Shortly after his firing, Durham started working for the progressive newspaper the Chicago Star (which the FBI claimed was “dominated and controlled” by the CPUSA), where he contributed articles about housing disparities, labor issues and workers’ rights. The Star did include well know communists on its editorial board, including William Sennett, Carl Hirsh and Frank Marshall Davis, mentor of future president Barak Obama. Soon, Durham would return to scripting Democracy USA, which would become a huge success.
In 1947 the National Negro Congress published a damning study of African Americans in the media. It found that Durham “might have been the only Negro writer working full time in radio.” Further, the study claimed, “Of radio’s 30,000 white-collar jobs – the medium’s largest employment block – Negroes held no more than two hundred positions.”
By 1948, Durham was leading two more radio shows Here Comes Tomorrow, “the first authentic radio serial of an American Negro family,” and Destination Freedom, a half-hour drama “about the lives and contributions of prominent Negro History makers – freedom fighters all…” Destination Freedom episodes included segments in notable African American pioneers like Harriet Tubman, Denmark Vesey, Frederick Douglas and Sojourner Truth, among others – all in the late 1940’s, a decade before the emergence of the civil rights movement.

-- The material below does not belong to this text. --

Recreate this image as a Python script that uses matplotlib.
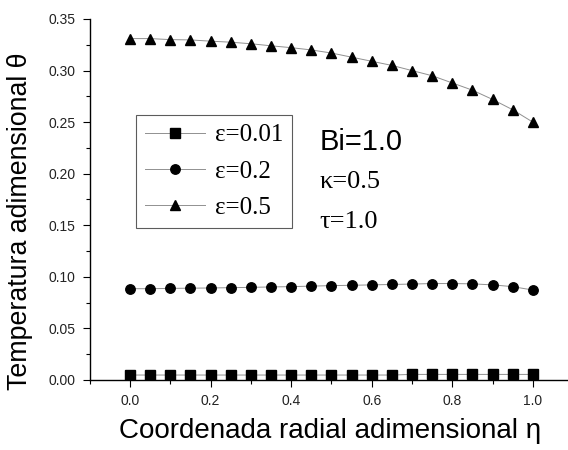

By the early 1950’s, Durham would change careers and begin a short stint with the United Packing House Workers of America, serving as the union’s Anti-Discrimination Department coordinator. He would also author a 21 page union booklet titled Action against Jim Crow: UPWA’s Fight for Equal Rights. Later, Durham would be removed from his union position for supporting a failed change in leadership.
Richard Durham is an amazing figure, a media pioneer who fought for equality, workers’ rights and socialism; it is impossible to tell his full story within the confines of a short review. Sonja Williams has accomplished a tremendous task by authoring his biography. Word Warrior is highly recommended to everyone interested in African American, labor and media history.